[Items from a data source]
--- Begin ---

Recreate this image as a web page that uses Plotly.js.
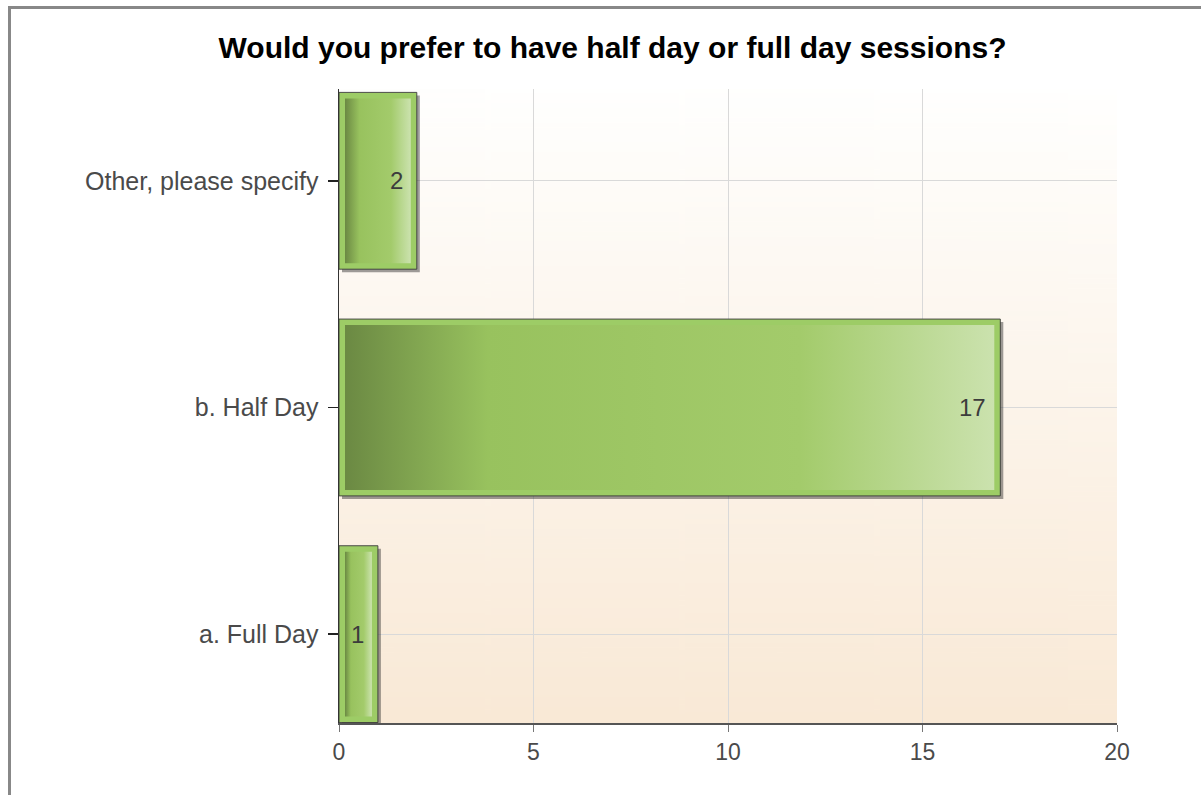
<!DOCTYPE html>
<html><head><meta charset="utf-8">
<script src="https://cdn.plot.ly/plotly-3.0.1.min.js"></script>
<style>
html,body{margin:0;padding:0;background:#fff;overflow:hidden;}
#chart{position:absolute;left:0;top:0;width:1201px;height:795px;}
#frame{position:absolute;left:8px;top:6px;width:1400px;height:1000px;border-left:3px solid #888;border-top:3px solid #888;pointer-events:none;}
</style></head><body>
<div id="chart"></div><div id="frame"></div>
<script>
// ---- data ----
const categories = ["a. Full Day", "b. Half Day", "Other, please specify"];
const counts = [1, 17, 2];
const xTickVals = [0, 5, 10, 15, 20];
const chartTitle = "Would you prefer to have half day or full day sessions?";

// ---- layout constants ----
const W = 1201, H = 795;
const M = {l: 339, r: 84, t: 89, b: 72, pad: 0};
const xRange = [0, 20];
const yRange = [-0.392, 2.405];
const barW = 0.78;
const dx = (xRange[1] - xRange[0]) / (W - M.l - M.r);
const dy = (yRange[1] - yRange[0]) / (H - M.t - M.b);
const FONT = "Liberation Sans, Arial, sans-serif";

const idx = categories.map((_, i) => i);

// background gradient image
const cv = document.createElement('canvas');
cv.width = 8; cv.height = 256;
const cx = cv.getContext('2d');
const g = cx.createLinearGradient(0, 0, 0, 256);
g.addColorStop(0, '#fffffe');
g.addColorStop(1, '#f9e9d6');
cx.fillStyle = g; cx.fillRect(0, 0, 8, 256);
const bgURL = cv.toDataURL('image/png');

const traces = [];
// base bars
traces.push({
  type: 'bar', orientation: 'h', x: counts, y: idx, width: barW,
  marker: {color: '#9dcc66', line: {color: 'rgba(60,60,60,0.9)', width: 1}},
  hoverinfo: 'skip', showlegend: false
});
// shadows and gradient inner fills
counts.forEach((v, i) => {
  const y0 = i - barW / 2, y1 = i + barW / 2;
  const sx = 3 * dx, sy = 3 * dy;
  traces.push({
    type: 'scatter', mode: 'lines', fill: 'toself',
    x: [v, v + sx, v + sx, sx, sx, v, v],
    y: [y1 - sy, y1 - sy, y0 - sy, y0 - sy, y0, y0, y1 - sy],
    line: {width: 0}, fillcolor: 'rgba(40,40,40,0.45)',
    hoverinfo: 'skip', showlegend: false
  });
  const ix = 6 * dx, iy = 6 * dy;
  traces.push({
    type: 'scatter', mode: 'lines', fill: 'toself',
    x: [ix, v - ix, v - ix, ix, ix],
    y: [y0 + iy, y0 + iy, y1 - iy, y1 - iy, y0 + iy],
    line: {width: 0},
    fillgradient: {type: 'horizontal', colorscale: [
      [0, '#6b8943'], [0.22, '#98c25e'], [0.7, '#a3cb6b'], [1, '#cbe2ae']
    ]},
    hoverinfo: 'skip', showlegend: false
  });
});

const annotations = counts.map((v, i) => ({
  x: v, y: i, xref: 'x', yref: 'y', text: String(v), showarrow: false,
  xanchor: 'right', xshift: -12, font: {family: FONT, size: 24, color: '#3c3c3c'}
}));

const layout = {
  width: W, height: H, margin: M,
  paper_bgcolor: '#ffffff', plot_bgcolor: 'rgba(0,0,0,0)',
  hovermode: false, showlegend: false,
  font: {family: FONT, color: '#4a4a4a'},
  title: {text: '<b>' + chartTitle + '</b>', font: {family: FONT, size: 30, color: '#000'},
          xref: 'container', x: 0.51, xanchor: 'center', yref: 'container', y: 1 - 47 / H, yanchor: 'middle'},
  xaxis: {range: xRange, tickvals: xTickVals, ticktext: xTickVals.map(String),
          showgrid: true, gridcolor: '#d9d9d9', gridwidth: 1, zeroline: false,
          showline: true, linecolor: '#555', linewidth: 2,
          ticks: 'outside', ticklen: 7, tickcolor: '#777', tickwidth: 1,
          tickfont: {family: FONT, size: 23, color: '#4a4a4a'}, fixedrange: true},
  yaxis: {range: yRange, tickvals: idx, ticktext: categories,
          showgrid: true, gridcolor: '#d9d9d9', gridwidth: 1, zeroline: false,
          showline: true, linecolor: '#333', linewidth: 1.5,
          ticks: 'outside', ticklen: 10, tickcolor: '#222', tickwidth: 1.5,
          ticklabelstandoff: 4,
          tickfont: {family: FONT, size: 25, color: '#4a4a4a'}, fixedrange: true},
  images: [{source: bgURL, xref: 'x domain', yref: 'y domain', x: 0, y: 1,
            sizex: 1, sizey: 1, sizing: 'stretch', xanchor: 'left', yanchor: 'top', layer: 'below'}],
  annotations: annotations
};

Plotly.newPlot('chart', traces, layout, {displayModeBar: false, staticPlot: true});
</script>
</body></html>
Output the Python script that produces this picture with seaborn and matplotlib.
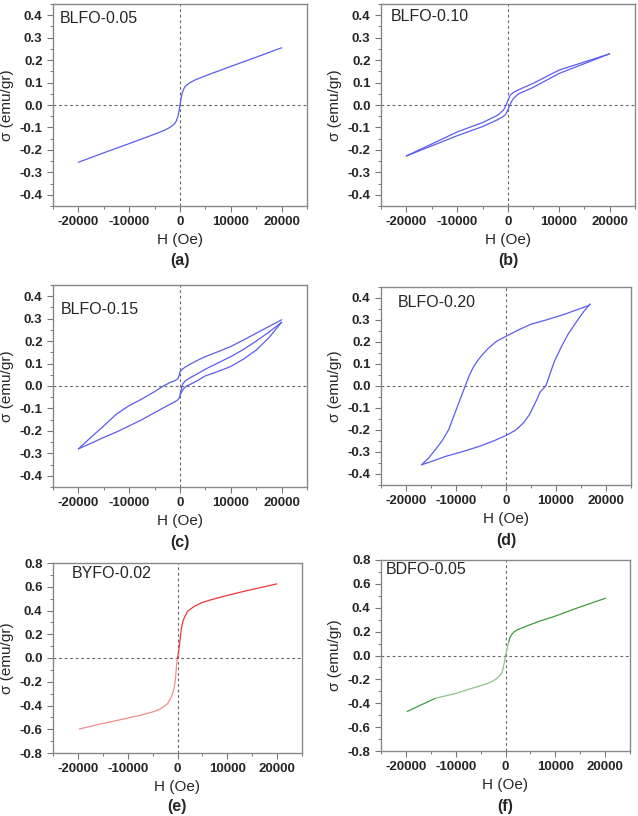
import numpy as np
import pandas as pd
import matplotlib
matplotlib.use("Agg")
import matplotlib.pyplot as plt
import seaborn as sns
from matplotlib.ticker import MultipleLocator

sns.set_style("ticks")
plt.rcParams["font.family"] = ["Liberation Sans", "DejaVu Sans"]
plt.rcParams["font.weight"] = "bold"
plt.rcParams["axes.unicode_minus"] = False

# %% data read off the M-H loops
# (a) BLFO-0.05 - loop is almost closed, one branch
a_h = [-20000, -15000, -10000, -5000, -3000, -2000, -1500, -1000, -700, -400, -200, 0,
       200, 400, 700, 1000, 1500, 2000, 3000, 5000, 10000, 15000, 20000]
a_s = [-0.255, -0.213, -0.172, -0.13, -0.112, -0.1, -0.092, -0.082, -0.07, -0.05, -0.028, 0.0,
       0.028, 0.05, 0.07, 0.082, 0.092, 0.1, 0.112, 0.13, 0.172, 0.213, 0.255]

# (b) BLFO-0.10
b_h_down = [20000, 10000, 5000, 2000, 1000, 500, 200, 0, -300, -600, -1000, -2000,
            -5000, -10000, -20000]
b_s_down = [0.228, 0.155, 0.097, 0.067, 0.055, 0.045, 0.032, 0.02, 0.005, -0.012, -0.025,
            -0.045, -0.078, -0.12, -0.227]
b_h_up = [-20000, -10000, -5000, -2000, -1000, -500, -200, 0, 300, 600, 1000, 2000,
          5000, 10000, 20000]
b_s_up = [-0.227, -0.137, -0.096, -0.065, -0.052, -0.043, -0.03, -0.02, -0.005, 0.012,
          0.027, 0.049, 0.079, 0.14, 0.228]

# (c) BLFO-0.15
c_h_down = [20000, 17500, 15000, 12500, 10000, 7500, 5000, 3500, 2000, 1000, 500, 150,
            0, -150, -400, -1000, -2000, -3300, -5000, -7500, -10200, -12500, -15100,
            -17500, -20000]
c_s_down = [0.295, 0.265, 0.235, 0.205, 0.176, 0.153, 0.131, 0.115, 0.097, 0.084, 0.075,
            0.068, 0.063, 0.048, 0.033, 0.024, 0.015, 0.0, -0.025, -0.058, -0.09, -0.125,
            -0.18, -0.228, -0.28]
c_h_up = [-20000, -17500, -15100, -12500, -10200, -7500, -5260, -3500, -2000, -1000,
          -330, 0, 150, 330, 500, 1000, 2000, 3500, 5000, 7500, 10000, 12500, 15000,
          17500, 20000]
c_s_up = [-0.28, -0.255, -0.23, -0.205, -0.18, -0.15, -0.122, -0.1, -0.082, -0.07,
          -0.06, -0.045, -0.025, -0.007, 0.008, 0.022, 0.037, 0.055, 0.075, 0.103,
          0.131, 0.163, 0.2, 0.24, 0.284]
c_h_virgin = [0, 300, 700, 1300, 2000, 3500, 5000, 7500, 10000, 12500, 15000, 17500, 20000]
c_s_virgin = [-0.04, -0.028, -0.012, 0.0, 0.007, 0.025, 0.045, 0.065, 0.087, 0.12,
              0.16, 0.215, 0.284]

# (d) BLFO-0.20
d_h_down = [16800, 16460, 14000, 11700, 8000, 4900, 2500, 0, -1900, -3500, -4500,
            -5300, -6000, -6670, -7300, -8160, -9390, -10500, -11430, -12800, -14150,
            -15500, -16870]
d_s_down = [0.372, 0.365, 0.345, 0.326, 0.3, 0.28, 0.255, 0.226, 0.203, 0.172, 0.148,
            0.126, 0.105, 0.08, 0.05, 0.0, -0.074, -0.14, -0.197, -0.25, -0.29,
            -0.328, -0.358]
d_h_up = [-16870, -14500, -12100, -8500, -5300, -2500, 0, 2000, 3540, 4700, 5580,
          6300, 6800, 7960, 8800, 9660, 11000, 12380, 13500, 14420, 15600, 16800]
d_s_up = [-0.358, -0.34, -0.32, -0.297, -0.274, -0.25, -0.225, -0.2, -0.166, -0.13,
          -0.089, -0.055, -0.028, 0.0, 0.055, 0.111, 0.175, 0.234, 0.272, 0.303,
          0.34, 0.372]

# (e) BYFO-0.02  (negative half drawn lighter, as in the figure)
e_h_neg = [-19750, -15400, -10040, -7000, -4690, -3500, -2680, -2000, -1340, -1000,
           -670, -450, -330, -130, 0]
e_s_neg = [-0.598, -0.556, -0.506, -0.478, -0.45, -0.43, -0.407, -0.385, -0.337, -0.3,
           -0.253, -0.19, -0.14, -0.028, 0.0]
e_h_pos = [0, 130, 300, 470, 800, 1100, 1340, 2010, 3350, 4800, 6690, 10000, 13390, 19950]
e_s_pos = [0.0, 0.028, 0.08, 0.14, 0.253, 0.31, 0.337, 0.393, 0.435, 0.465, 0.49, 0.527,
           0.562, 0.624]

# (f) BDFO-0.05
f_h_low = [-19750, -17000, -14060]
f_s_low = [-0.469, -0.415, -0.358]
f_h_mid = [-14060, -10000, -6690, -4500, -2680, -1800, -1000, -700, -470, -200, 0, 270, 670]
f_s_mid = [-0.358, -0.318, -0.274, -0.247, -0.218, -0.195, -0.162, -0.14, -0.106, -0.05,
           0.0, 0.047, 0.117]
f_h_high = [670, 900, 1200, 1700, 2340, 4020, 6690, 10000, 13390, 20080]
f_s_high = [0.117, 0.15, 0.173, 0.197, 0.215, 0.243, 0.285, 0.33, 0.383, 0.48]

BLUE = "#5c5cf0"
RED = "#ef3636"
RED_LIGHT = "#f38c8c"
GREEN = "#3f9a3f"
GREEN_LIGHT = "#8cc48c"

W, H = 638, 816
fig = plt.figure(figsize=(W / 100, H / 100), dpi=100)


def px_axes(left, right, top, bottom):
    return fig.add_axes([left / W, 1 - bottom / H, (right - left) / W, (bottom - top) / H])


def draw_panel(ax, branches, ylim, ymaj, name, name_xy):
    for h, s, color in branches:
        df = pd.DataFrame({"H": h, "s": s})
        sns.lineplot(data=df, x="H", y="s", sort=False, estimator=None,
                     color=color, lw=0.9, ax=ax)
    ax.axhline(0, color="#666666", ls=(0, (2.5, 2.5)), lw=0.8, zorder=0)
    ax.axvline(0, color="#666666", ls=(0, (2.5, 2.5)), lw=0.8, zorder=0)
    ax.set_xlim(-25000, 25000)
    ax.set_ylim(*ylim)
    xt = [-20000, -10000, 0, 10000, 20000]
    ax.set_xticks(xt)
    ax.set_xticklabels([str(v) for v in xt], fontweight="bold", fontsize=9.5)
    ax.xaxis.set_minor_locator(MultipleLocator(5000))
    yt = np.round(np.arange(-4, 5) * ymaj, 2)
    ax.set_yticks(yt)
    ax.set_yticklabels([f"{v:.1f}" for v in yt], fontweight="bold", fontsize=9.5)
    ax.yaxis.set_minor_locator(MultipleLocator(ymaj / 2))
    ax.tick_params(which="major", direction="out", length=4, width=0.8,
                   color="#777777")
    ax.tick_params(which="minor", direction="out", length=2.5, width=0.7,
                   color="#777777")
    for sp in ax.spines.values():
        sp.set_visible(True)
        sp.set_color("#888888")
        sp.set_linewidth(1.0)
    ax.set_xlabel("H (Oe)", fontsize=11, fontweight="normal", labelpad=3)
    ax.set_ylabel("σ (emu/gr)", fontsize=11, fontweight="normal", labelpad=4)
    ax.text(name_xy[0], name_xy[1], name, transform=ax.transAxes,
            fontsize=11.5, fontweight="normal", va="center", ha="left")


ax_a = px_axes(53, 307, 4, 206)
draw_panel(ax_a, [(a_h, a_s, BLUE)], (-0.45, 0.45), 0.1, "BLFO-0.05", (0.028, 0.93))
ax_b = px_axes(381, 635, 4, 206)
draw_panel(ax_b, [(b_h_down, b_s_down, BLUE), (b_h_up, b_s_up, BLUE)],
           (-0.45, 0.45), 0.1, "BLFO-0.10", (0.04, 0.94))
ax_c = px_axes(53, 307, 285, 487)
draw_panel(ax_c, [(c_h_virgin, c_s_virgin, BLUE), (c_h_down, c_s_down, BLUE),
                  (c_h_up, c_s_up, BLUE)],
           (-0.45, 0.45), 0.1, "BLFO-0.15", (0.03, 0.88))
ax_d = px_axes(381, 631, 287, 485)
draw_panel(ax_d, [(d_h_down, d_s_down, BLUE), (d_h_up, d_s_up, BLUE)],
           (-0.45, 0.45), 0.1, "BLFO-0.20", (0.068, 0.92))
ax_e = px_axes(53, 302, 563, 753)
draw_panel(ax_e, [(e_h_neg, e_s_neg, RED_LIGHT), (e_h_pos, e_s_pos, RED)],
           (-0.8, 0.8), 0.2, "BYFO-0.02", (0.076, 0.947))
ax_f = px_axes(381, 630, 560, 751)
draw_panel(ax_f, [(f_h_low, f_s_low, GREEN), (f_h_mid, f_s_mid, GREEN_LIGHT),
                  (f_h_high, f_s_high, GREEN)],
           (-0.8, 0.8), 0.2, "BDFO-0.05", (0.02, 0.948))

# panel tags under each x label
tags = [("(a)", 180, 260), ("(b)", 508, 260), ("(c)", 180, 542),
        ("(d)", 506, 540), ("(e)", 177, 807), ("(f)", 505, 807)]
for t, x, y in tags:
    fig.text(x / W, 1 - y / H, t, ha="center", va="center", fontsize=11.5,
             fontweight="bold")

fig.savefig("out.png", dpi=100)
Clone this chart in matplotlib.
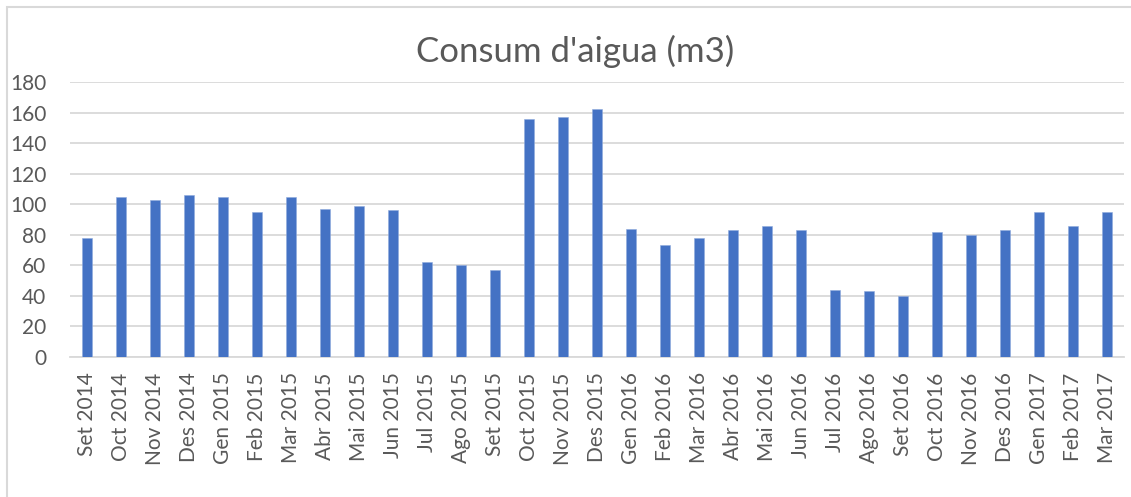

--- End ---

Quote the records above exactly, from the first line through the line containing "const bgURL = cv.toDataURL('image/png');", and leave out the pictures.

Recreate this image as a web page that uses Plotly.js.
<!DOCTYPE html>
<html><head><meta charset="utf-8">
<script src="https://cdn.plot.ly/plotly-3.0.1.min.js"></script>
<style>
html,body{margin:0;padding:0;background:#fff;overflow:hidden;}
#chart{position:absolute;left:0;top:0;width:1201px;height:795px;}
#frame{position:absolute;left:8px;top:6px;width:1400px;height:1000px;border-left:3px solid #888;border-top:3px solid #888;pointer-events:none;}
</style></head><body>
<div id="chart"></div><div id="frame"></div>
<script>
// ---- data ----
const categories = ["a. Full Day", "b. Half Day", "Other, please specify"];
const counts = [1, 17, 2];
const xTickVals = [0, 5, 10, 15, 20];
const chartTitle = "Would you prefer to have half day or full day sessions?";

// ---- layout constants ----
const W = 1201, H = 795;
const M = {l: 339, r: 84, t: 89, b: 72, pad: 0};
const xRange = [0, 20];
const yRange = [-0.392, 2.405];
const barW = 0.78;
const dx = (xRange[1] - xRange[0]) / (W - M.l - M.r);
const dy = (yRange[1] - yRange[0]) / (H - M.t - M.b);
const FONT = "Liberation Sans, Arial, sans-serif";

const idx = categories.map((_, i) => i);

// background gradient image
const cv = document.createElement('canvas');
cv.width = 8; cv.height = 256;
const cx = cv.getContext('2d');
const g = cx.createLinearGradient(0, 0, 0, 256);
g.addColorStop(0, '#fffffe');
g.addColorStop(1, '#f9e9d6');
cx.fillStyle = g; cx.fillRect(0, 0, 8, 256);
const bgURL = cv.toDataURL('image/png');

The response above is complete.